A year later, the IRS made employer-sponsored health insurance tax exempt and the rest is history. By 1950, over half of Americans had private health coverage. In less than a decade, employer-sponsored insurance had gone from a rarity, to a perk, to a national standard. By 1960, two-thirds of Americans were enrolled in private health plans. The next few years would see the establishment of Medicare and Medicaid, and the enshrinement of the insurance system we have today.

As employees grew to expect handsome benefits packages, employers saw an opportunity to offer less in real compensation, and what began as a way for employers to avoid wartime rationing became a clever way to avoid paying out high salaries.

This is best illustrated by David Goldhill’s 2013 book, Catastrophic Care. Goldhill, once the CEO of the Game Show Network, imagines hiring a young worker named Becky, whose work is “worth around $40,000 year.”  Since his company will pay around $5,000 of Becky’s health care premiums each year, Goldhill offers her a salary of $35,000 a year. Goldhill projects that over a lifetime, Becky will contribute $1.9 million of her earnings to the health system, through premiums, taxes, and what she loses in salary.  

Consider pet insurance, a preferred perk among millennials. Such insurance is currently offered by around 5,000 companies, including Microsoft and Xerox. In 2017, fewer than 2 percent of the nation's pet cats and dogs were insured. As millennials continue to choose pets over children, it's not unreasonable to assume that an increasing number of employers will offer pet insurance, and we will once again find ourselves heading down the path to lower wages.

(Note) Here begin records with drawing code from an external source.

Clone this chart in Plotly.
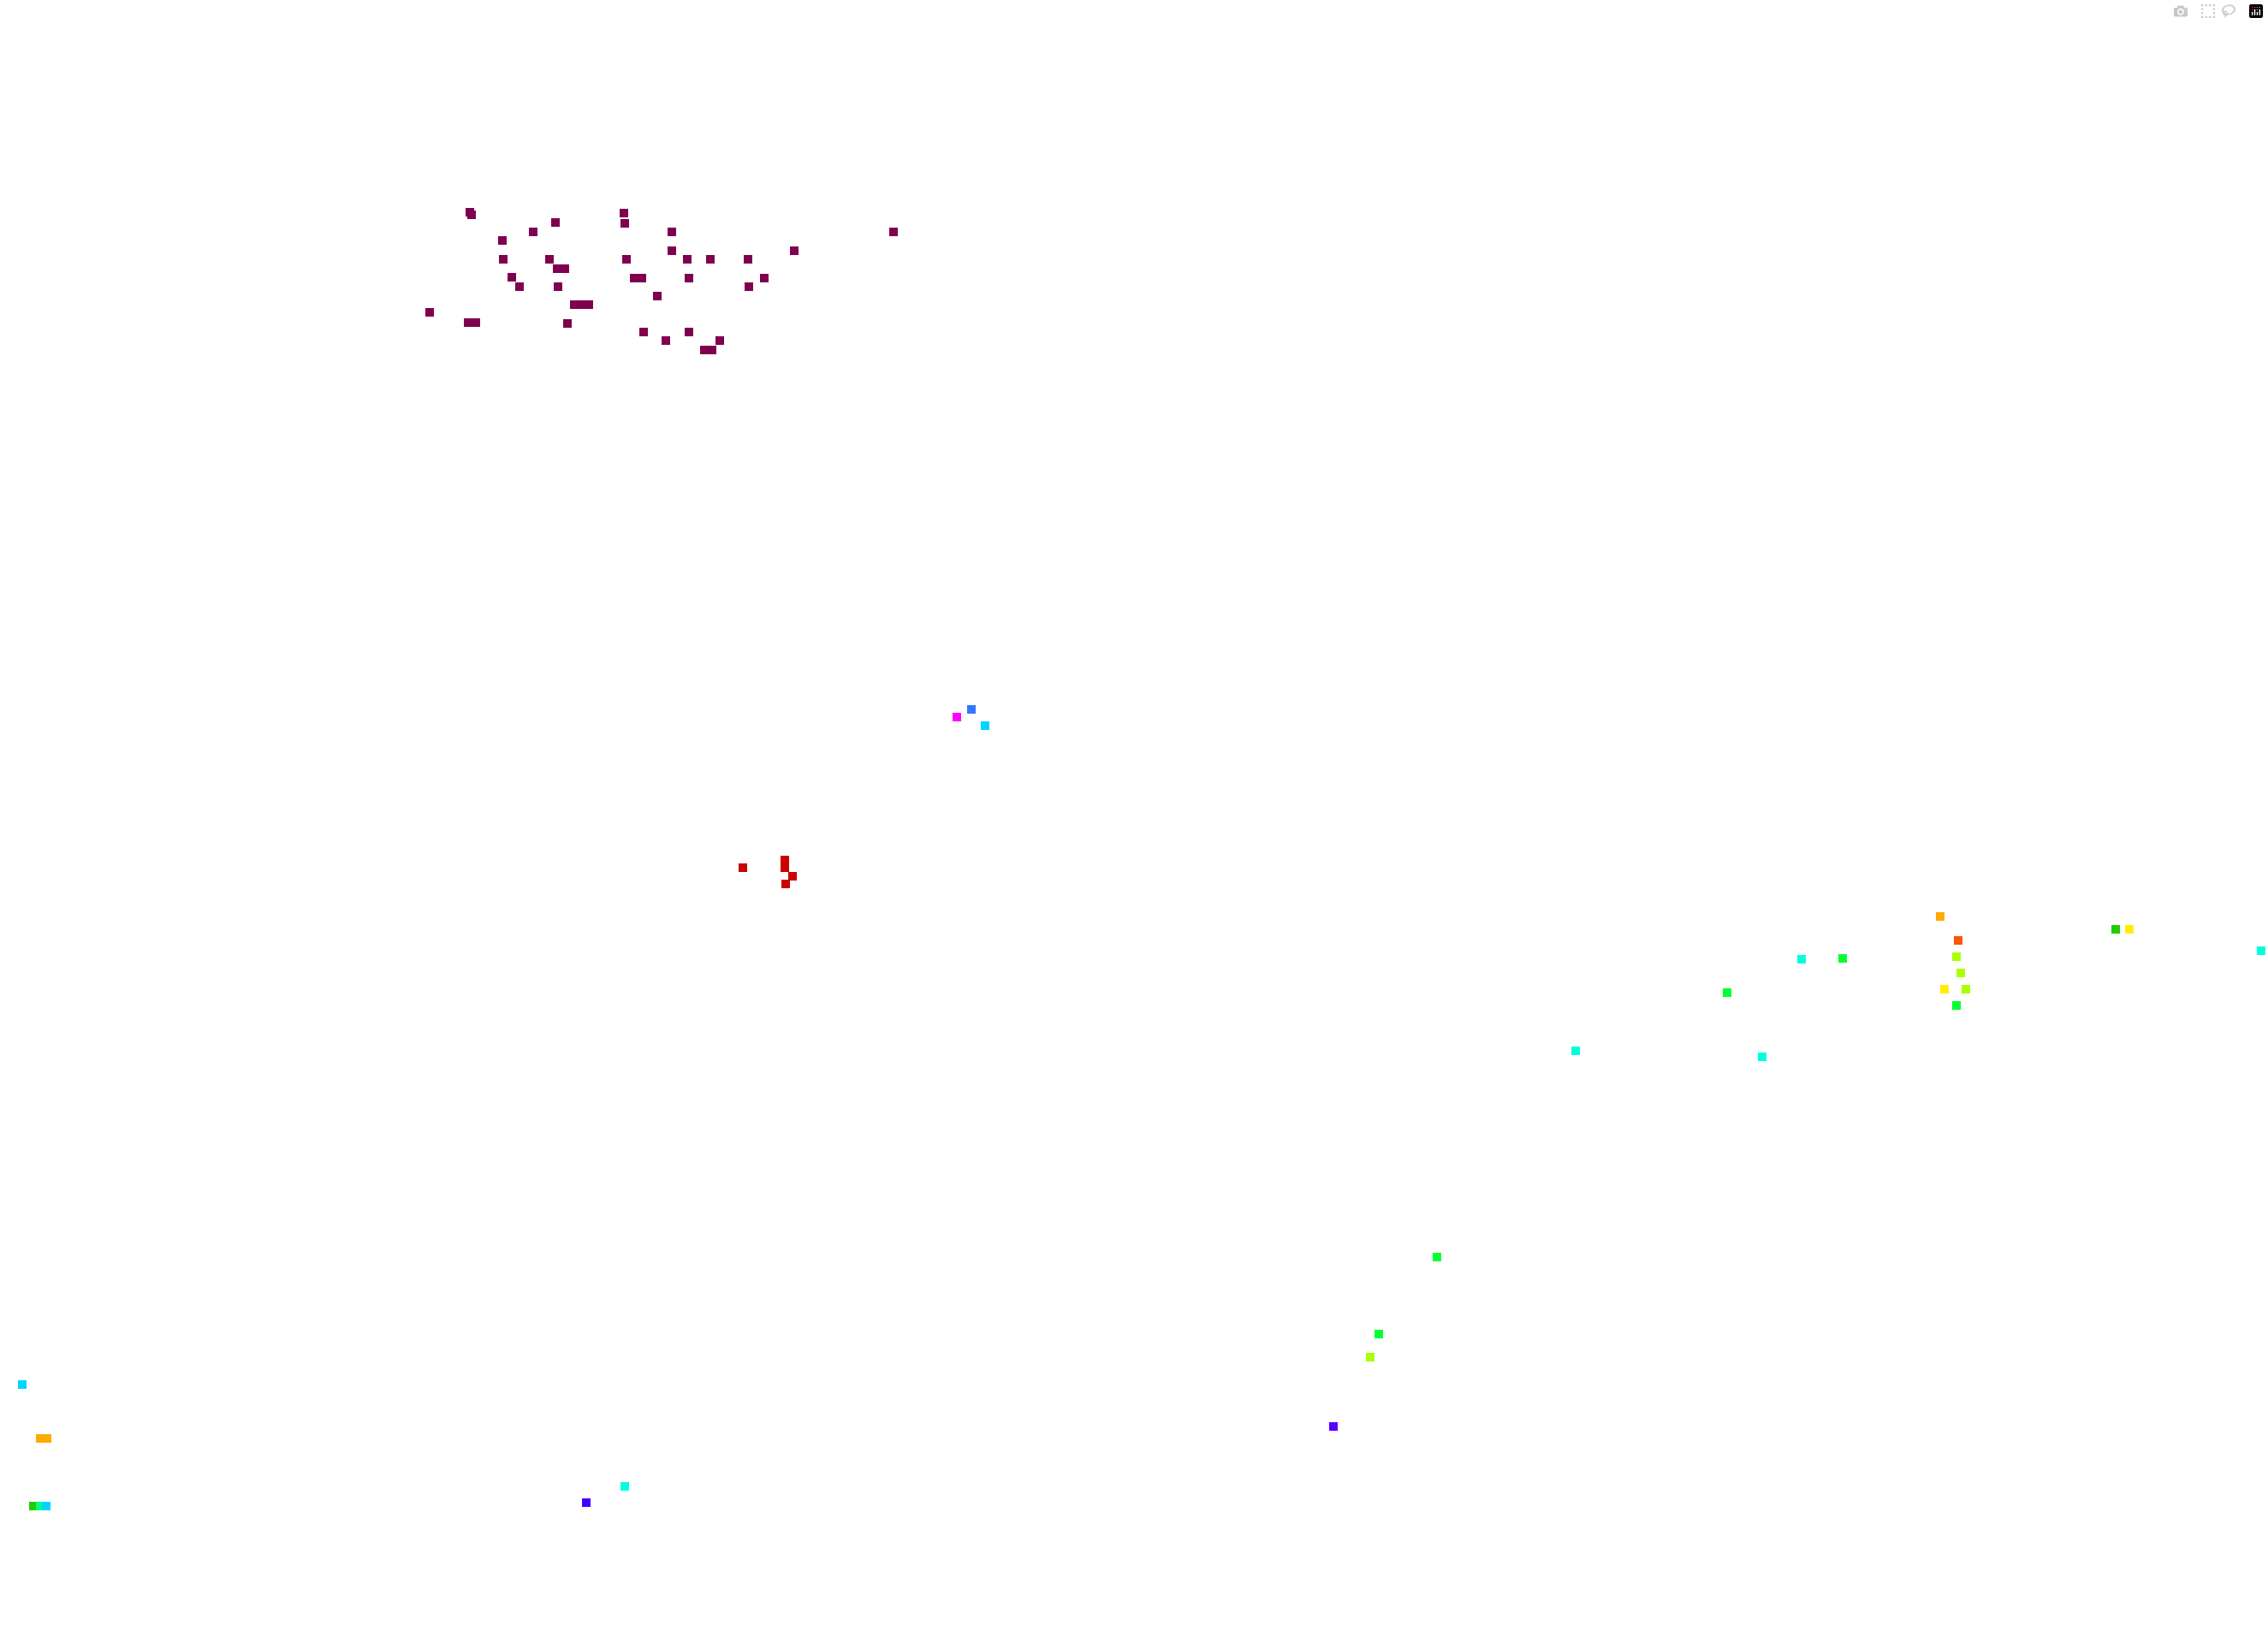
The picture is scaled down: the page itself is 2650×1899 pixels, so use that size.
import plotly.graph_objects as go

# Colour of each group of cells
palette = {
    "purple": "#7F004F",
    "red": "#CC0000",
    "orangered": "#FF5500",
    "orange": "#FFAA00",
    "yellow": "#FFEE00",
    "lime": "#AAFF00",
    "green": "#22CC00",
    "springgreen": "#00FF33",
    "mint": "#00FF80",
    "aqua": "#00FFDD",
    "skyblue": "#00D4FF",
    "blue": "#3377FF",
    "violet": "#5500FF",
    "indigo": "#4400FF",
    "magenta": "#FF00FF",
}

# Cell centres (horizontal, vertical) and their colour group
purple_x = [549, 551, 649, 729, 730, 623, 785, 1044, 587, 785, 928, 588, 642, 732, 803,
            830, 874, 651, 660, 598, 741, 750, 805, 893, 607, 652, 875, 768, 671, 679,
            688, 502, 547, 556, 663, 752, 805, 778, 841, 823, 832]
purple_y = [248, 251, 260, 249, 261, 271, 271, 271, 281, 293, 293, 303, 303, 303, 303,
            303, 303, 314, 314, 324, 325, 325, 325, 325, 335, 335, 335, 346, 356, 356,
            356, 365, 377, 377, 378, 388, 388, 398, 398, 409, 409]

other_x = [1118, 1135, 1151,
           868, 917, 917, 926, 918,
           26, 47, 55, 39, 47, 54,
           1679, 1611, 1601, 1558, 685, 730,
           2267, 2472, 2488, 2288, 2642, 2105, 2153, 2286, 2291, 2272, 2297, 2018, 2286,
           1841, 2059]
other_y = [838, 829, 848,
           1014, 1005, 1014, 1024, 1033,
           1618, 1681, 1681, 1760, 1760, 1760,
           1469, 1559, 1586, 1667, 1756, 1737,
           1071, 1086, 1086, 1099, 1111, 1121, 1120, 1118, 1137, 1156, 1156, 1160, 1175,
           1228, 1235]
other_group = ["magenta", "blue", "skyblue",
               "red", "red", "red", "red", "red",
               "skyblue", "orange", "orange", "green", "mint", "skyblue",
               "springgreen", "springgreen", "lime", "violet", "indigo", "aqua",
               "orange", "green", "yellow", "orangered", "aqua", "aqua", "springgreen",
               "lime", "lime", "yellow", "lime", "springgreen", "springgreen",
               "aqua", "aqua"]

fig = go.Figure()
fig.add_trace(go.Scatter(
    x=purple_x, y=purple_y, mode="markers",
    marker=dict(symbol="square", size=10, color=palette["purple"], line=dict(width=0)),
    hoverinfo="skip",
))
fig.add_trace(go.Scatter(
    x=other_x, y=other_y, mode="markers",
    marker=dict(symbol="square", size=10, color=[palette[g] for g in other_group],
                line=dict(width=0)),
    hoverinfo="skip",
))

fig.update_layout(
    width=2650, height=1899,
    margin=dict(l=0, r=0, t=0, b=0),
    paper_bgcolor="white", plot_bgcolor="white",
    showlegend=False,
    xaxis=dict(range=[0, 2650], visible=False, fixedrange=True),
    yaxis=dict(range=[1899, 0], visible=False, fixedrange=True),
)

fig.write_html(
    "out.html",
    post_script="document.body.style.margin='0';document.body.style.overflow='hidden';",
)
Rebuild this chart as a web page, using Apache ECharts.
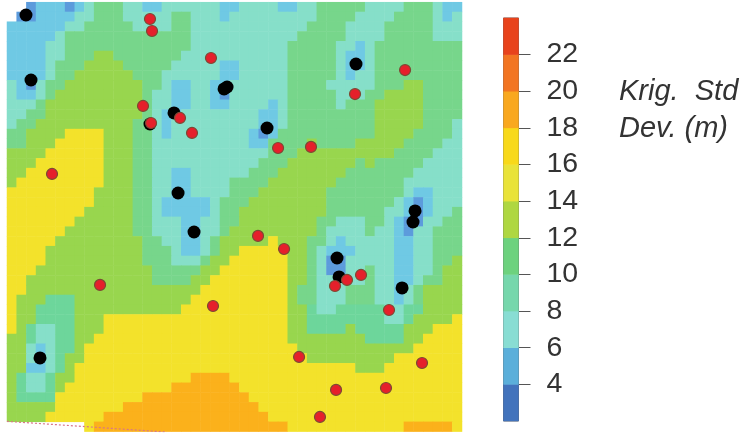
<!DOCTYPE html>
<html><head><meta charset="utf-8">
<style>html,body{margin:0;padding:0;background:#fff}#c{width:742px;height:433px}</style>
<script src="https://cdn.jsdelivr.net/npm/echarts@6/dist/echarts.min.js"></script>
</head><body><div id="c"></div>
<script>
// Kriging std-dev band of each map cell. Each row is a list of runs "band<endColumn" (band 0 = outside the domain).
const bandRows = [
"0<2 1<3 2<6 1<7 2<8 3<9 5<12 3<14 2<16 3<22 2<24 3<28 2<30 3<32 5<37 3<41 5<44 3<45 2<47",
"0<1 1<3 2<7 3<9 5<12 3<17 5<19 3<22 2<23 3<32 5<36 3<40 5<44 3<45 2<46 3<47",
"2<6 3<8 5<13 3<17 5<19 3<31 5<35 3<39 5<44 3<47",
"2<5 3<6 5<19 3<30 5<35 3<39 5<44 3<47",
"2<4 3<6 5<19 3<29 5<34 3<36 2<37 3<38 5<47",
"2<4 3<6 5<9 6<11 5<18 3<29 5<34 3<35 2<37 3<38 5<47",
"2<4 3<5 5<8 6<12 5<17 3<22 2<24 3<29 5<34 3<35 2<37 3<38 5<47",
"2<4 3<5 5<7 6<13 5<16 3<22 2<24 3<29 5<34 3<35 2<36 3<38 5<47",
"3<1 2<2 1<3 3<4 5<6 6<14 5<16 3<17 2<19 3<21 2<23 3<29 5<33 3<38 5<41 6<43 5<47",
"3<1 2<3 3<4 5<5 6<14 5<15 3<17 2<19 3<21 2<22 1<23 3<29 5<34 3<37 5<39 6<43 5<47",
"3<3 5<4 6<14 5<15 3<17 2<19 3<21 2<23 3<27 2<28 3<29 5<34 3<35 5<38 6<43 5<47",
"3<2 5<4 6<14 5<15 3<16 2<18 3<26 2<28 3<29 5<38 6<43 5<47",
"3<1 5<3 6<13 5<15 3<16 2<17 3<26 2<28 3<29 5<38 6<43 5<46 3<47",
"5<2 6<6 7<10 6<13 5<15 3<16 2<17 3<25 2<26 1<27 2<28 5<38 6<42 5<46 3<47",
"5<2 6<5 7<10 6<13 5<15 3<25 2<27 5<31 6<32 5<36 6<41 5<45 3<47",
"6<4 7<10 6<13 5<15 3<27 5<30 6<40 5<44 3<47",
"6<3 7<10 6<13 5<15 3<26 5<29 6<36 5<37 6<38 5<43 3<47",
"6<2 7<10 6<13 5<15 3<17 2<19 3<25 5<28 6<35 5<42 3<47",
"6<1 7<10 6<13 5<15 3<17 2<19 3<23 5<27 6<34 5<41 3<47",
"7<9 6<13 5<15 3<17 2<19 3<23 5<26 6<33 5<41 3<42 2<44 3<47",
"7<9 6<13 5<15 3<16 2<21 3<22 5<25 6<33 5<40 3<41 2<42 1<43 2<44 3<47",
"7<8 6<13 5<15 3<16 2<21 3<22 5<24 6<33 5<39 3<41 2<42 1<43 2<44 3<46 5<47",
"7<7 6<13 5<15 3<18 2<20 3<22 5<24 6<32 5<34 3<37 5<39 3<40 2<41 1<43 3<45 5<47",
"7<6 6<13 5<15 3<18 2<20 3<22 5<23 6<32 5<33 3<37 5<38 3<40 2<41 1<42 3<44 5<47",
"7<5 6<14 5<16 3<18 2<20 3<21 5<22 6<27 7<28 6<31 5<33 3<34 2<35 3<40 2<42 3<44 5<47",
"7<4 6<14 5<17 3<18 2<20 3<21 5<22 6<24 7<29 6<31 5<32 3<33 2<36 3<40 2<42 3<44 5<47",
"7<4 6<14 5<17 3<20 5<21 6<23 7<29 6<31 5<32 3<33 1<35 3<40 2<42 3<44 5<46 6<47",
"7<3 6<15 5<20 6<22 7<29 6<31 5<32 3<33 1<35 3<37 5<38 3<40 2<42 3<44 5<45 6<47",
"7<2 6<15 5<19 6<21 7<29 6<31 5<32 3<37 5<38 3<40 2<42 3<43 5<45 6<47",
"7<2 6<20 7<29 6<30 5<32 3<35 5<38 3<40 2<41 3<42 5<43 6<47",
"7<1 6<4 4<7 6<19 7<29 6<30 5<32 3<35 5<38 3<40 2<41 3<42 5<43 6<47",
"7<1 6<3 4<7 6<18 7<29 6<31 4<32 3<34 4<39 3<41 4<43 6<47",
"7<1 6<3 4<7 6<10 7<29 6<31 4<39 3<41 4<42 6<46 7<47",
"7<1 6<2 4<3 3<5 4<7 6<10 7<29 6<31 4<35 6<36 4<41 6<44 7<47",
"6<2 4<3 3<5 4<7 6<9 7<29 6<37 4<41 6<43 7<47",
"6<2 3<3 2<4 3<5 4<7 6<8 7<30 6<42 7<47",
"6<2 3<3 2<4 3<5 4<6 6<8 7<31 6<40 7<47",
"6<2 2<4 3<5 4<6 6<7 7<36 6<39 7<47",
"6<1 4<2 3<4 4<5 6<7 7<19 9<23 7<47",
"6<1 4<2 3<4 4<5 6<6 7<17 9<24 7<47",
"6<1 4<5 7<14 9<25 7<47",
"6<5 7<12 9<26 7<47",
"6<4 7<10 9<27 7<47",
"0<8 7<9 9<29 7<41 9<46 7<47"
];
const colCount = 47;
const bandMid = [null, 3, 5, 7, 9, 11, 13, 15, 17, 19];
// Sampling sites, in map-cell units (east, south)
const blackEast  = [1.96,2.48,17.25,22.73,22.42,26.86,17.67,19.32,36.05,42.15,41.94,34.09,34.30,40.81,3.41,14.77];
const blackSouth = [1.31,7.97,11.35,8.69,8.89,12.89,19.55,23.55,6.33,21.39,22.52,26.21,28.15,29.28,36.45,12.48];
const redEast  = [14.77,14.98,21.07,41.12,35.95,14.05,17.87,14.88,19.11,28.0,31.4,4.65,25.93,28.62,9.61,21.28,36.57,35.12,33.88,39.46,30.17,42.87,33.99,39.15,32.33];
const redSouth = [1.72,2.95,5.72,6.95,9.41,10.63,11.86,12.38,13.40,14.94,14.83,17.60,23.95,25.29,28.97,31.13,27.95,28.46,29.08,31.54,36.35,36.97,39.73,39.53,42.50];
// Domain edge along the bottom-left
const edgeEast  = [0, 16.5];
const edgeSouth = [42.95, 44.05];
// Colour scale
const scaleTicks = [4,6,8,10,12,14,16,18,20,22];
const scaleBands = [3,5,7,9,11,13,15,17,19,21,23];
const scaleColors = ['#4273BC','#5BAFDA','#88DDD3','#76D7AC','#6DD27E','#AFD741','#E9E339','#F8D91A','#F9A81F','#F27522','#E8431C'];
const mapColors = ['#5C9BDC','#6FC9E4','#86DFC9','#6DD69B','#77D68B','#98D64E','#F3E22B','#F7DF1F','#FBB11B','#F27522','#E8431C'];

const cells = [];
bandRows.forEach((row, r) => {
  let start = 0;
  row.split(' ').forEach(run => {
    const [b, end] = run.split('<').map(Number);
    for (let c = start; c < end; c++) if (b) cells.push([c, r, bandMid[b]]);
    start = end;
  });
});
const cols = Array.from({length: colCount}, (_, i) => i);
const rowIdx = bandRows.map((_, i) => i);
const zip = (a, b) => a.map((v, i) => [v, b[i]]);
const pieces = cols2 => scaleBands.map((v, i) => ({min: v - 1, max: v + 1, color: cols2[i]}));

const chart = echarts.init(document.getElementById('c'), null, {renderer: 'canvas'});
chart.setOption({
  animation: false,
  backgroundColor: '#fff',
  title: {
    text: 'Krig.  Std\nDev. (m)', left: 614, top: 68,
    textStyle: {fontFamily: 'Liberation Sans', fontStyle: 'italic', fontWeight: 'normal', fontSize: 29, lineHeight: 37, color: '#333'}
  },
  grid: [
    {left: 7, top: 2.2, width: 455, height: 429.4},
    {left: 503.5, top: 18, width: 15, height: 403, show: true, borderColor: '#666', borderWidth: 1, backgroundColor: 'transparent'}
  ],
  xAxis: [
    {type: 'category', gridIndex: 0, data: cols, show: false},
    {type: 'value', gridIndex: 0, min: 0, max: colCount, show: false},
    {type: 'category', gridIndex: 1, data: ['scale'], show: false}
  ],
  yAxis: [
    {type: 'category', gridIndex: 0, data: rowIdx, inverse: true, show: false},
    {type: 'value', gridIndex: 0, min: 0, max: bandRows.length, inverse: true, show: false},
    {type: 'category', gridIndex: 1, data: scaleBands, show: false},
    {type: 'value', gridIndex: 1, min: 2, max: 24, position: 'right',
      axisLine: {show: false}, splitLine: {show: false},
      axisTick: {show: true, length: 12, customValues: scaleTicks, lineStyle: {color: '#555', width: 1}},
      axisLabel: {customValues: scaleTicks, align: 'left', margin: 28, fontFamily: 'Liberation Sans', fontSize: 28.5, color: '#333'}}
  ],
  visualMap: [
    {show: false, type: 'piecewise', seriesIndex: 0, dimension: 2, pieces: pieces(mapColors)},
    {show: false, type: 'piecewise', seriesIndex: 4, dimension: 2, pieces: pieces(scaleColors)}
  ],
  graphic: [{type: 'rect', shape: {x: 0, y: 0, width: 480, height: 4}, style: {fill: '#fff'}, z: 1}],
  series: [
    {type: 'heatmap', xAxisIndex: 0, yAxisIndex: 0, data: cells, itemStyle: {borderWidth: 0}, emphasis: {disabled: true}, progressive: 0},
    {type: 'line', xAxisIndex: 1, yAxisIndex: 1, data: zip(edgeEast, edgeSouth), symbol: 'none', z: 3,
      lineStyle: {type: [2, 2], width: 1.2, color: '#D9768A'}},
    {type: 'scatter', xAxisIndex: 1, yAxisIndex: 1, data: zip(blackEast, blackSouth), symbolSize: 13, z: 4,
      itemStyle: {color: '#000', opacity: 1}},
    {type: 'scatter', xAxisIndex: 1, yAxisIndex: 1, data: zip(redEast, redSouth), symbolSize: 11, z: 5,
      itemStyle: {color: '#E5202B', borderColor: '#7C4A34', borderWidth: 1.2, opacity: 1}},
    {type: 'heatmap', xAxisIndex: 2, yAxisIndex: 2, data: scaleBands.map((v, i) => [0, i, v]), itemStyle: {borderWidth: 0}, emphasis: {disabled: true}}
  ]
});
</script></body></html>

According to the Bureau of Labor Statistics, wages and salaries comprise 68 percent of total compensation today, down from around 73 percent in 2000. A recent report from The Hamilton Project at the Brookings Institution shows that "while benefits have made up an increasingly large share of compensation, wage growth has lagged." If the Class of 2018 wants more benefits, it should not complain about lower wage growth.

Fortunately, there's still time to reverse this trend. The Class of 2018 should look past trendy perks, big and small, and instead seek out employers who will offer real benefits, such as well-funded health savings accounts and 401(k) plans. By making the smart choice now, our nation's newest workers can do their part to secure decent wages for those to come, and get to hold on to a greater share of their paychecks in the process. Who knows - it may even be enough to cover that organic granola.

Tim Rice is a project manager for health policy at the Manhattan Institute.